You should be arriving with an annotated copy of the course introduction. If you're not -- either because you weren't here last time or didn't do it -- you should get a copy, along with the prompt from last time, and go away and read and annotate it. When you've done that, come back and we'll fit you in.
I'll set up some groups of four or five. Here's what you should do. Read through the annotations of everyone in the group, and as a group prepare a page on which you list, preferably in order of importance, questions, comments or responses that you think I (and everybody else) should know about and discuss. Write out your list. Sign it. We'll take about a half hour for that; when everyone's done, we'll go around the groups and see what issues need clarification or discussion right now. I'll collect the lists and see what else needs to be addressed.
Digging in
One of the things that's clear from reading the inksheds people wrote at the beginning of class last time is that not many people know much about the eighteenth century. If you were trying to begin finding out, where would you start? Well, you might sign up for a course, in which the all-knowing professor would tell you . . . but if it were up to you, and the all-knowing professor said the best way to find out was to go start with the public resources available, you'd probably begin with some general reference works like encyclopedias, and maybe some general reference works about the history of English literature (at this point, the more general the better: if you're trying to size up the territory, you want a large-scale map: you don't want a description of one really big tree). To help you, I've created a list of resources available in the library (it's not exhaustive; there are lots of others). I may find a way to put some of the anthologies on reserve later in the term, but in general I think the strategy by which you can learn most is simply to spend some time in the stacks looking at and exploring what's there. So let's start there.

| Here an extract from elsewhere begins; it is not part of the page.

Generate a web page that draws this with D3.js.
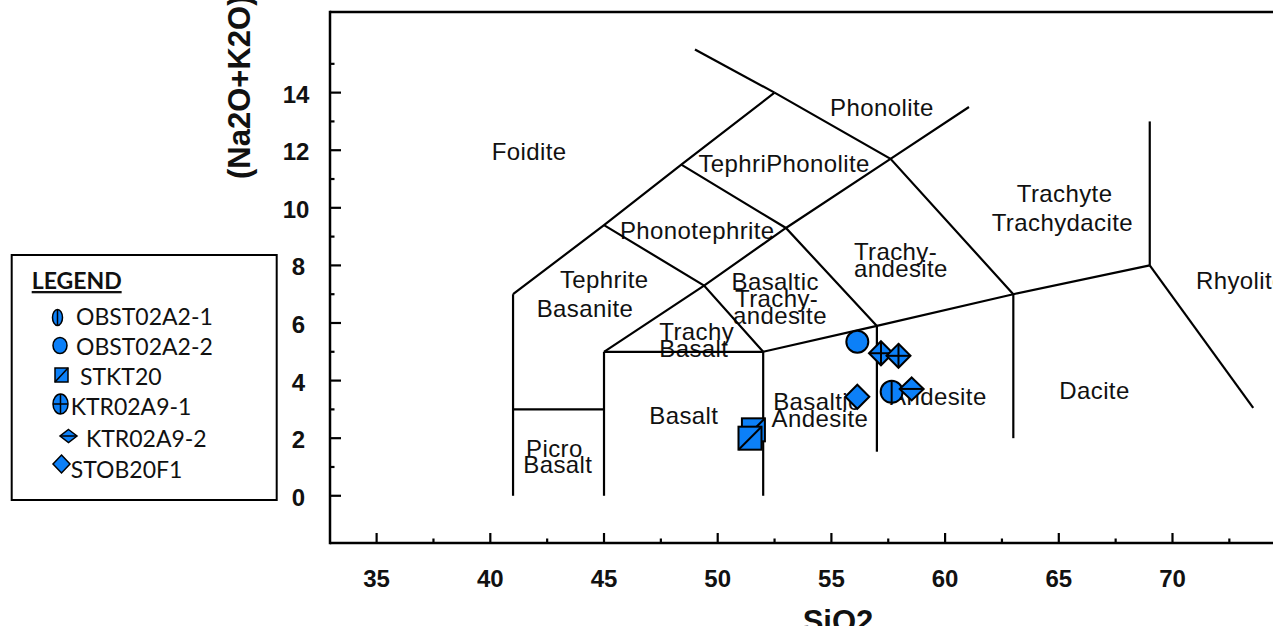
<!DOCTYPE html>
<html>
<head>
<meta charset="utf-8">
<script src="https://cdn.jsdelivr.net/npm/d3@7/dist/d3.min.js"></script>
<style>
  html, body { margin: 0; padding: 0; background: #fff; }
  svg { display: block; }
  .field-label { font-family: "Liberation Sans", Arial, sans-serif; font-size: 24px; letter-spacing: 0.4px; fill: #111; }
  .tick-label { font-family: "Liberation Sans", Arial, sans-serif; font-size: 24px; font-weight: bold; fill: #111; }
  .axis-title { font-family: "Liberation Sans", Arial, sans-serif; font-size: 31px; font-weight: bold; fill: #111; }
  .legend-text { font-family: Lato, "Open Sans", sans-serif; font-size: 23px; fill: #111; }
</style>
</head>
<body>
<svg id="chart" width="1283" height="626"></svg>
<script>
// Axis ticks
const xMajorTicks = [35, 40, 45, 50, 55, 60, 65, 70];
const xMinorTicks = [37.5, 42.5, 47.5, 52.5, 57.5, 62.5, 67.5, 72.5];
const yMajorTicks = [0, 2, 4, 6, 8, 10, 12, 14];
const yMinorTicks = [1, 3, 5, 7, 9, 11, 13, 15];

// TAS field boundaries, as [SiO2, Na2O+K2O] polylines
const fieldBoundaries = [
  [[41, 0], [41, 7]],
  [[41, 3], [45, 3]],
  [[45, 0], [45, 5]],
  [[45, 5], [52, 5]],
  [[52, 0], [52, 5]],
  [[52, 5], [57, 5.9], [63, 7], [69, 8]],
  [[57, 5.9], [57, 1.53]],
  [[63, 7], [63, 2]],
  [[69, 8], [69, 13]],
  [[69, 8], [73.55, 3.05]],
  [[41, 7], [45, 9.4], [48.4, 11.5], [52.5, 14]],
  [[52.5, 14], [49, 15.5]],
  [[45, 9.4], [49.4, 7.3], [52, 5]],
  [[45, 5], [49.4, 7.3], [53, 9.3], [57.6, 11.7], [61.05, 13.5]],
  [[48.4, 11.5], [53, 9.3], [57, 5.9]],
  [[52.5, 14], [57.6, 11.7], [63, 7]]
];

// Field names: text, left SiO2, baseline Na2O+K2O
const fieldNames = ["Foidite", "TephriPhonolite", "Phonotephrite", "Phonolite",
  "Trachy-", "andesite", "Trachyte", "Trachydacite", "Rhyolite", "Dacite",
  "Tephrite", "Basanite", "Trachy", "Basalt", "Basalt", "Picro", "Basalt",
  "Basaltic", "Trachy-", "andesite", "Basaltic", "Andesite", "Andesite"];
const fieldNameSiO2 = [40.06, 49.15, 45.70, 54.94,
  55.99, 55.99, 63.15, 62.05, 71.03, 65.02,
  43.06, 42.04, 47.43, 47.43, 46.99, 41.57, 41.45,
  50.61, 50.76, 50.67, 52.44, 52.37, 57.58];
const fieldNameAlkali = [11.66, 11.25, 8.91, 13.20,
  8.19, 7.61, 10.21, 9.19, 7.17, 3.35,
  7.20, 6.20, 5.41, 4.83, 2.49, 1.36, 0.80,
  7.15, 6.57, 5.97, 2.98, 2.40, 3.15];

// Samples
const sampleNames = ["OBST02A2-1", "OBST02A2-2", "STKT20", "KTR02A9-1", "KTR02A9-2", "STOB20F1"];
const sampleShapes = ["circleV", "circle", "squareDiag", "diamondCross", "diamondH", "diamond"];
const sampleSiO2 = [[57.65], [56.14], [51.57, 51.42], [57.18, 57.95], [58.53], [56.14]];
const sampleAlkali = [[3.61], [5.35], [2.29, 2.00], [4.95, 4.86], [3.71], [3.44]];

const markerFill = "#0c80f8";

const svg = d3.select("#chart");

const x = d3.scaleLinear().domain([32.95, 74.42]).range([330, 1273]);
const y = d3.scaleLinear().domain([-1.64, 16.8]).range([543, 12]);

svg.append("defs").append("clipPath").attr("id", "plot-clip")
  .append("rect").attr("x", 330).attr("y", 0).attr("width", 943).attr("height", 560);

const plot = svg.append("g").attr("clip-path", "url(#plot-clip)");

// Field names
plot.append("g").selectAll("text").data(fieldNames).join("text")
  .attr("class", "field-label")
  .attr("x", (d, i) => x(fieldNameSiO2[i]))
  .attr("y", (d, i) => y(fieldNameAlkali[i]))
  .text(d => d);

// Field boundaries
const line = d3.line().x(d => x(d[0])).y(d => y(d[1]));
plot.append("g").selectAll("path").data(fieldBoundaries).join("path")
  .attr("d", line)
  .attr("fill", "none")
  .attr("stroke", "#000")
  .attr("stroke-width", 2.2)
  .attr("stroke-linejoin", "miter");

// Marker drawing
function drawMarker(g, shape, s) {
  const st = { fill: markerFill, stroke: "#000", "stroke-width": 2 };
  const apply = sel => { Object.entries(st).forEach(([k, v]) => sel.attr(k, v)); return sel; };
  const seg = (x1, y1, x2, y2) => g.append("line").attr("x1", x1).attr("y1", y1)
    .attr("x2", x2).attr("y2", y2).attr("stroke", "#000").attr("stroke-width", 2);
  if (shape === "circle" || shape === "circleV") {
    apply(g.append("ellipse").attr("rx", s.rx).attr("ry", s.ry));
    if (shape === "circleV") seg(0, -s.ry, 0, s.ry);
  } else if (shape === "squareDiag") {
    apply(g.append("rect").attr("x", -s.rx).attr("y", -s.ry).attr("width", 2 * s.rx).attr("height", 2 * s.ry));
    seg(-s.rx, s.ry, s.rx, -s.ry);
  } else if (shape === "crossRound") {
    apply(g.append("ellipse").attr("rx", s.rx).attr("ry", s.ry));
    seg(0, -s.ry, 0, s.ry);
    seg(-s.rx, 0, s.rx, 0);
  } else {
    apply(g.append("path").attr("d", `M0,${-s.ry}L${s.rx},0L0,${s.ry}L${-s.rx},0Z`));
    if (shape === "diamondCross") { seg(0, -s.ry, 0, s.ry); seg(-s.rx, 0, s.rx, 0); }
    if (shape === "diamondH") seg(-s.rx, 0, s.rx, 0);
  }
}

const chartSizes = {
  circle: { rx: 11, ry: 11 }, circleV: { rx: 11, ry: 11 },
  squareDiag: { rx: 11.5, ry: 11.5 }, diamondCross: { rx: 12, ry: 12 },
  diamondH: { rx: 12, ry: 11.5 }, diamond: { rx: 12, ry: 12 }
};

const points = [];
sampleNames.forEach((name, i) => {
  sampleSiO2[i].forEach((si, j) => points.push({ name, shape: sampleShapes[i], si, alk: sampleAlkali[i][j] }));
});

const markers = plot.append("g");
points.forEach(p => {
  const g = markers.append("g").attr("transform", `translate(${x(p.si)},${y(p.alk)})`);
  drawMarker(g, p.shape, chartSizes[p.shape]);
});

// Axes
const axes = svg.append("g").attr("stroke", "#000");
axes.append("line").attr("x1", 330).attr("x2", 1273).attr("y1", y(-1.64)).attr("y2", y(-1.64)).attr("stroke-width", 2.5);
axes.append("line").attr("x1", 330).attr("x2", 1273).attr("y1", y(16.8)).attr("y2", y(16.8)).attr("stroke-width", 2.5);
axes.append("line").attr("x1", 330).attr("x2", 330).attr("y1", y(16.8) - 1.2).attr("y2", y(-1.64) + 1.2).attr("stroke-width", 2.5);

const yb = y(-1.64);
axes.selectAll(".xmaj").data(xMajorTicks).join("line").attr("class", "xmaj")
  .attr("x1", d => x(d)).attr("x2", d => x(d)).attr("y1", yb).attr("y2", yb - 10).attr("stroke-width", 2.2);
axes.selectAll(".xmin").data(xMinorTicks).join("line").attr("class", "xmin")
  .attr("x1", d => x(d)).attr("x2", d => x(d)).attr("y1", yb).attr("y2", yb - 4.5).attr("stroke-width", 2.2);
axes.selectAll(".ymaj").data(yMajorTicks).join("line").attr("class", "ymaj")
  .attr("x1", 330).attr("x2", 341).attr("y1", d => y(d)).attr("y2", d => y(d)).attr("stroke-width", 2.2);
axes.selectAll(".ymin").data(yMinorTicks).join("line").attr("class", "ymin")
  .attr("x1", 330).attr("x2", 334.5).attr("y1", d => y(d)).attr("y2", d => y(d)).attr("stroke-width", 2.2);

svg.append("g").selectAll("text").data(xMajorTicks).join("text")
  .attr("class", "tick-label").attr("text-anchor", "middle")
  .attr("x", d => x(d)).attr("y", 587).text(d => d);
svg.append("g").selectAll("text").data(yMajorTicks).join("text")
  .attr("class", "tick-label").attr("text-anchor", "middle")
  .attr("x", d => d >= 10 ? 296 : 298.5).attr("y", d => y(d) + 10).text(d => d);

// Axis titles
svg.append("text").attr("class", "axis-title").attr("text-anchor", "middle")
  .attr("x", 838).attr("y", 632).text("SiO2");
svg.append("text").attr("class", "axis-title").attr("text-anchor", "start")
  .attr("transform", "translate(250,179) rotate(-90)").text("(Na2O+K2O)");

// Legend
const legend = svg.append("g");
legend.append("rect").attr("x", 11.7).attr("y", 255).attr("width", 265).attr("height", 245)
  .attr("fill", "#fff").attr("stroke", "#000").attr("stroke-width", 2);
legend.append("text").attr("x", 31.7).attr("y", 289).attr("class", "legend-text")
  .attr("font-weight", "bold").attr("font-size", 19).attr("text-decoration", "underline").text("LEGEND");

const legendShapes = ["circleV", "circle", "squareDiag", "crossRound", "diamondH", "diamond"];
const legendIconX = [57.5, 60, 61.5, 60.5, 68.5, 61.5];
const legendIconY = [317.5, 345.5, 375, 404, 436, 464];
const legendIconSize = [{ rx: 5, ry: 8 }, { rx: 7, ry: 8 }, { rx: 6.5, ry: 7 }, { rx: 7.5, ry: 10 }, { rx: 8.5, ry: 6.5 }, { rx: 8.5, ry: 9 }];
const legendTextX = [76, 76, 80, 70.7, 86, 70.7];
const legendTextY = [325, 355, 385, 415, 446.5, 478];

sampleNames.forEach((name, i) => {
  const g = legend.append("g").attr("transform", `translate(${legendIconX[i]},${legendIconY[i]})`);
  drawMarker(g, legendShapes[i], legendIconSize[i]);
  g.selectAll("*").attr("stroke-width", 1.5);
  legend.append("text").attr("class", "legend-text")
    .attr("x", legendTextX[i]).attr("y", legendTextY[i]).text(name);
});
</script>
</body>
</html>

(An aside: my experience suggests that students are almost never put in the position of deciding what to read by assessing a source first and seeing how likely it is to be useful to them. Usually people are told, read chapter two, or that novel, or this story. The ability to size up and make choices, though, is an important skill, and one you learn by experience. Here's your chance to start.)
So, go down to the library and use the list as a starting point (it's linked from the main course Web page -- if you're in the library, you can access it on line from any computer by going to the course Web site (remember: people.stu.ca/~hunt/33361112 ). Or you can print it out and take it with you.

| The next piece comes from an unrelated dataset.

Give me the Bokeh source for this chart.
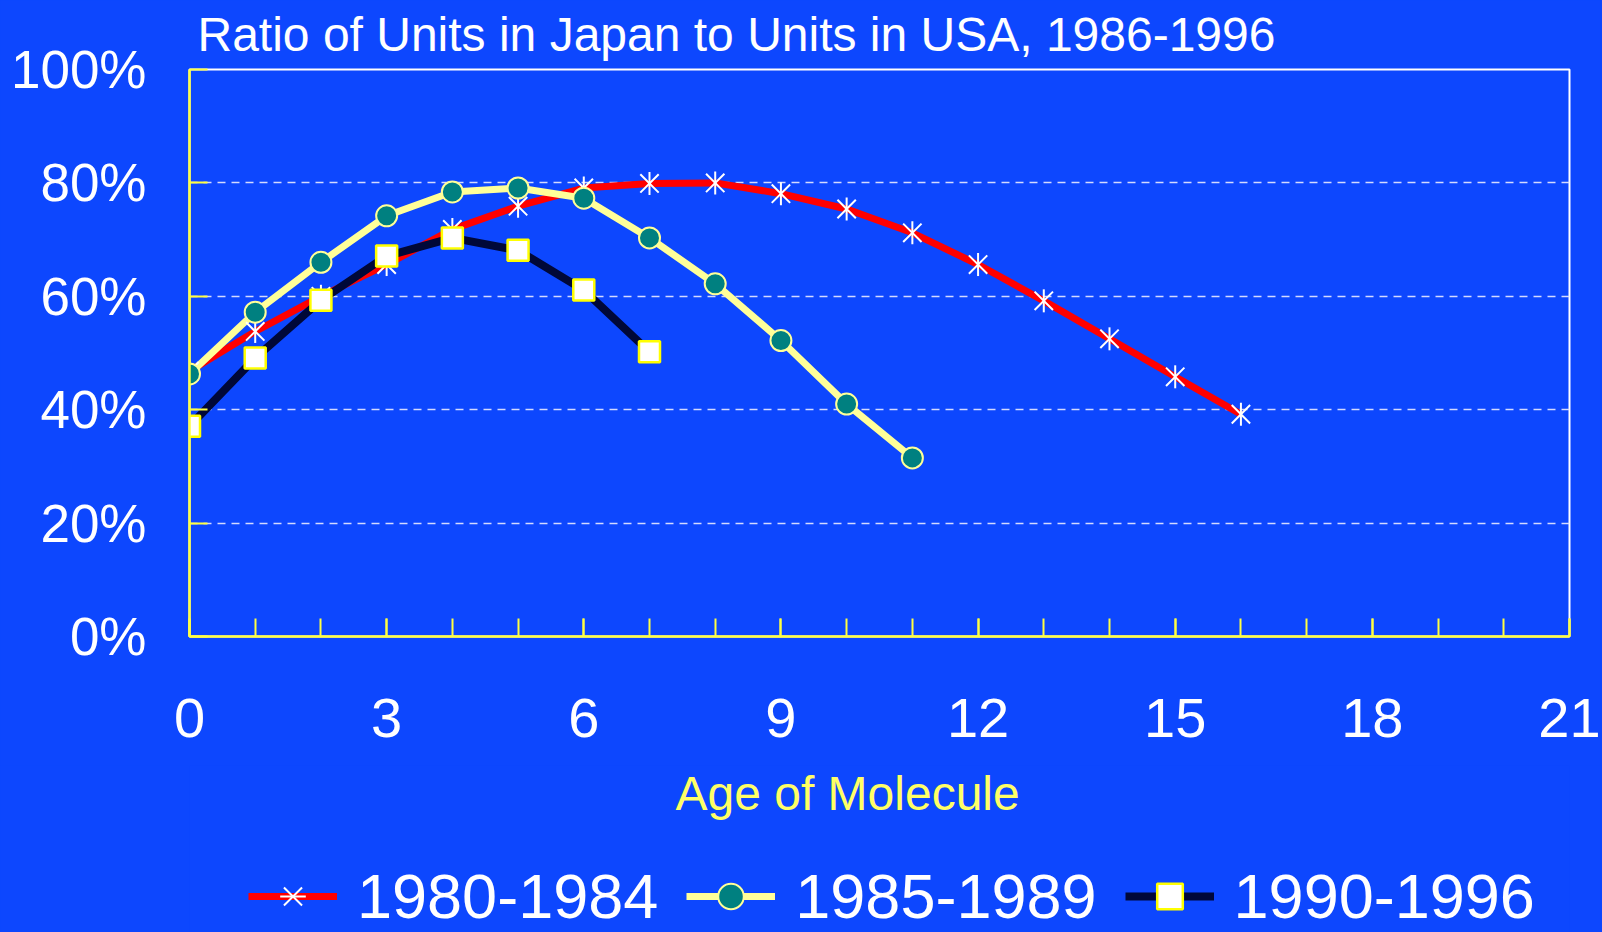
import math
from bokeh.plotting import figure
from bokeh.layouts import column
from bokeh.models import (Range1d, FixedTicker, PrintfTickFormatter, Legend,
                          LegendItem, Label, ColumnDataSource)
from bokeh.embed import file_html
from bokeh.resources import INLINE

# ---- data ----
ages_a = list(range(0, 17))
ratio_a = [46.8, 53.8, 60.0, 65.6, 71.8, 75.9, 79.1, 79.9, 80.0, 78.1,
           75.4, 71.2, 65.6, 59.2, 52.5, 45.8, 39.2]
ages_b = list(range(0, 12))
ratio_b = [46.3, 57.2, 66.0, 74.2, 78.4, 79.1, 77.3, 70.3, 62.2, 52.2, 41.0, 31.5]
ages_c = list(range(0, 8))
ratio_c = [37.1, 49.1, 59.3, 67.1, 70.3, 68.1, 61.1, 50.2]
series_labels = ["1980-1984", "1985-1989", "1990-1996"]
x_ticks = [0, 3, 6, 9, 12, 15, 18, 21]
x_minor = list(range(0, 22))
y_ticks = [0, 20, 40, 60, 80, 100]
grid_ticks = [20, 40, 60, 80]
title_text = "Ratio of Units in Japan to Units in USA, 1986-1996"
x_title = "Age of Molecule"

BG = "#0D47FE"
YEL = "#FFFF40"
FONT = "Liberation Sans"

RED, CREAM, TEAL, NAVY = "#FF0000", "#FFFF99", "#008080", "#000838"

# ---------------- main chart ----------------
p = figure(width=1602, height=765, output_backend="svg", toolbar_location=None,
           x_range=Range1d(0, 21), y_range=Range1d(0, 100),
           min_border_left=189, min_border_right=33, min_border_top=68,
           min_border_bottom=129)
p.background_fill_color = BG
p.border_fill_color = BG
p.outline_line_color = "#FFFFFF"
p.outline_line_width = 2

p.title.text = title_text
p.title.text_font = FONT
p.title.text_font_size = "48px"
p.title.text_font_style = "normal"
p.title.text_color = "white"
p.title.align = "left"
p.title.offset = 8
p.title.vertical_align = "top"
p.title.standoff = 14

xa = p.xaxis[0]
xa.ticker = FixedTicker(ticks=x_ticks, minor_ticks=x_minor)
xa.axis_line_color = YEL
xa.axis_line_width = 2.5
xa.major_tick_line_color = YEL
xa.major_tick_line_width = 2
xa.major_tick_in = 18
xa.major_tick_out = 0
xa.minor_tick_line_color = YEL
xa.minor_tick_line_width = 2
xa.minor_tick_in = 18
xa.minor_tick_out = 0
xa.major_label_text_font_size = "56px"
xa.major_label_text_color = "white"
xa.major_label_text_font = FONT
xa.major_label_standoff = 62

ya = p.yaxis[0]
ya.ticker = FixedTicker(ticks=y_ticks)
ya.formatter = PrintfTickFormatter(format="%d%%")
ya.axis_line_color = YEL
ya.axis_line_width = 2.5
ya.major_tick_line_color = YEL
ya.major_tick_line_width = 2
ya.major_tick_in = 18
ya.major_tick_out = 0
ya.minor_tick_line_color = None
ya.major_label_text_font_size = "53px"
ya.major_label_text_color = "white"
ya.major_label_text_font = FONT
ya.major_label_standoff = 43

p.xgrid.visible = False
p.ygrid.ticker = FixedTicker(ticks=grid_ticks)
p.ygrid.grid_line_color = "#D4DAFF"
p.ygrid.grid_line_width = 1.5
p.ygrid.grid_line_dash = "8 6"

src_a = ColumnDataSource(dict(x=ages_a, y=ratio_a))
src_b = ColumnDataSource(dict(x=ages_b, y=ratio_b))
src_c = ColumnDataSource(dict(x=ages_c, y=ratio_c))


def draw_series(fig, sa, sb, sc):
    la = fig.line("x", "y", source=sa, line_color=RED, line_width=7, line_join="round")
    lb = fig.line("x", "y", source=sb, line_color=CREAM, line_width=7, line_join="round")
    lc = fig.line("x", "y", source=sc, line_color=NAVY, line_width=8, line_join="round")
    ma1 = fig.scatter("x", "y", source=sa, marker="x", size=26, line_color="white", line_width=2)
    ma2 = fig.scatter("x", "y", source=sa, marker="dash", angle=math.pi / 2, size=23,
                      line_color="white", line_width=2)
    mb = fig.scatter("x", "y", source=sb, marker="circle", size=21, fill_color=TEAL,
                     line_color=CREAM, line_width=2)
    mc = fig.scatter("x", "y", source=sc, marker="square", size=21, fill_color="white",
                     line_color="#FFFF00", line_width=2.5)
    return [[la, ma1, ma2], [lb, mb], [lc, mc]]


draw_series(p, src_a, src_b, src_c)

# ---------------- bottom strip: axis title + legend ----------------
# (same series drawn again, but outside this strip's visible ranges, so only the legend shows them)
q = figure(width=1602, height=167, output_backend="svg", toolbar_location=None,
           x_range=Range1d(-100, -99), y_range=Range1d(-100, -99),
           x_axis_location=None, y_axis_location=None,
           min_border_left=0, min_border_right=0, min_border_top=0, min_border_bottom=0)
q.background_fill_color = BG
q.border_fill_color = BG
q.outline_line_color = None
q.xgrid.visible = False
q.ygrid.visible = False

groups = draw_series(q, src_a, src_b, src_c)

q.add_layout(Label(x=486, y=139, x_units="screen", y_units="screen", text=x_title,
                   text_font_size="48px", text_color="#FFFF66", text_font=FONT,
                   text_baseline="alphabetic", text_align="left"))

legend = Legend(items=[LegendItem(label=series_labels[i], renderers=groups[i]) for i in range(3)],
                location=(59, 0), orientation="horizontal", glyph_width=89,
                glyph_height=64, label_standoff=20, spacing=28, padding=0, margin=0,
                label_text_font_size="63px", label_text_color="white",
                label_text_font=FONT, border_line_alpha=0, background_fill_alpha=0)
q.add_layout(legend, "center")

layout = column(p, q, spacing=0, styles={"background-color": BG})
open("out.html", "w").write(file_html(layout, INLINE))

(Another aside: students in general think of the library -- when they think of it at all -- as a place where you retrieve a book, or a stack of them, and take them home to work with. This is a very poor, and inefficient, way to work -- for one thing, on closer inspection most of the books you truck back to your room will turn out to be useless, and the trucking back and forth a waste of effort. Also, people often think, oh, you can find this all out on line. What you find, and what you learn, on line is very different. This assignment is about the physical presence of books and their arrangement in the library.)
Plan on spending a couple of hours in the library. Find some books and see what's near them on the shelf. Look through the listed books, and others that look likely, looking especially for the ones that give an overview of the period and its literature rather than exploring it at great depth. I've restricted the list to books that don't go into great detail -- either general literary histories with a section on the eighteenth century, or anthologies -- collections of readings -- which might give a short introduction to the period at the beginning. There are other books which will do this, too, but avoid the ones focused entirely on the period; almost always, they'll assume you already have an overview.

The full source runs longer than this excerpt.